Because of a lack of a primary violation under the Exchange Act, the district court properly dismissed the Section 20 claim for control-person liability. See Ark. Pub. Emps. Ret. Sys. v. Bristol-Myers Squibb Co., 28 F.4th 343, 356 (2d Cir. 2022) ("To state a claim under Sections 20(a) and 20A of the Exchange Act, a plaintiff must allege a primary violation ...."). We also conclude that the district court properly denied leave to amend with respect to the Exchange Act claims because Plaintiffs did not demonstrate "that the complaint's defects can be cured." Porat v. Lincoln Towers Cmty. Ass'n, 464 F.3d 274, 276 (2d Cir. 2006) (per curiam).

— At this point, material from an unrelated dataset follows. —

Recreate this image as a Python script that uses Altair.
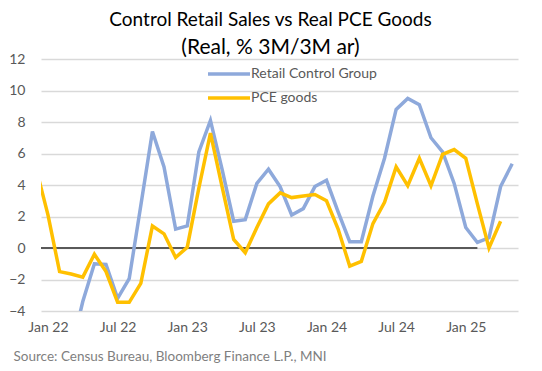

Finally, with respect to the state law claims, the district court erred in dismissing those claims under the discretionary doctrine of supplemental jurisdiction under 28 U.S.C. § 1367(c)(3). The amended complaint does not invoke supplemental jurisdiction for the state law claims, but rather properly pled original diversity jurisdiction under the Class Action Fairness Act of 2005, 28 U.S.C. § 1332(d)(2). See L.S. v. Webloyalty.com, Inc., 954 F.3d 110, 117 (2d Cir. 2020) (holding it was error to dismiss a state law claim for lack of subject matter jurisdiction, after declining to exercise supplemental jurisdiction, where the complaint adequately pled an alternative basis for original jurisdiction under the Class Action Fairness Act). Indeed, Coinbase concedes that the district court had original jurisdiction to consider Plaintiffs' state law claims. Because the district court had original jurisdiction over Plaintiffs' state law claims, it should consider them in the first instance on remand.
Coinbase nevertheless argues that we should affirm the dismissal of the state claims because, "like Section 29(b), each relevant state statute requires contractual privity," and, "[p]ursuant to the terms of the [User Agreement], users transact with each other and not with [Coinbase]." Appellees' Br. at 56-57. But "[i]t is our general policy that the trial court should consider arguments-and weigh relevant evidence-in the first instance." Ark. Tchr. Ret. Sys. v. Goldman Sachs Grp., Inc., 11 F.4th 138, 143 (2d Cir. 2021) (internal quotation marks omitted).
* * *
We have considered the parties' remaining arguments and find them to be without merit.
Accordingly, we REVERSE in part and AFFIRM in part the judgment of the district court and REMAND for further proceedings consistent with this order.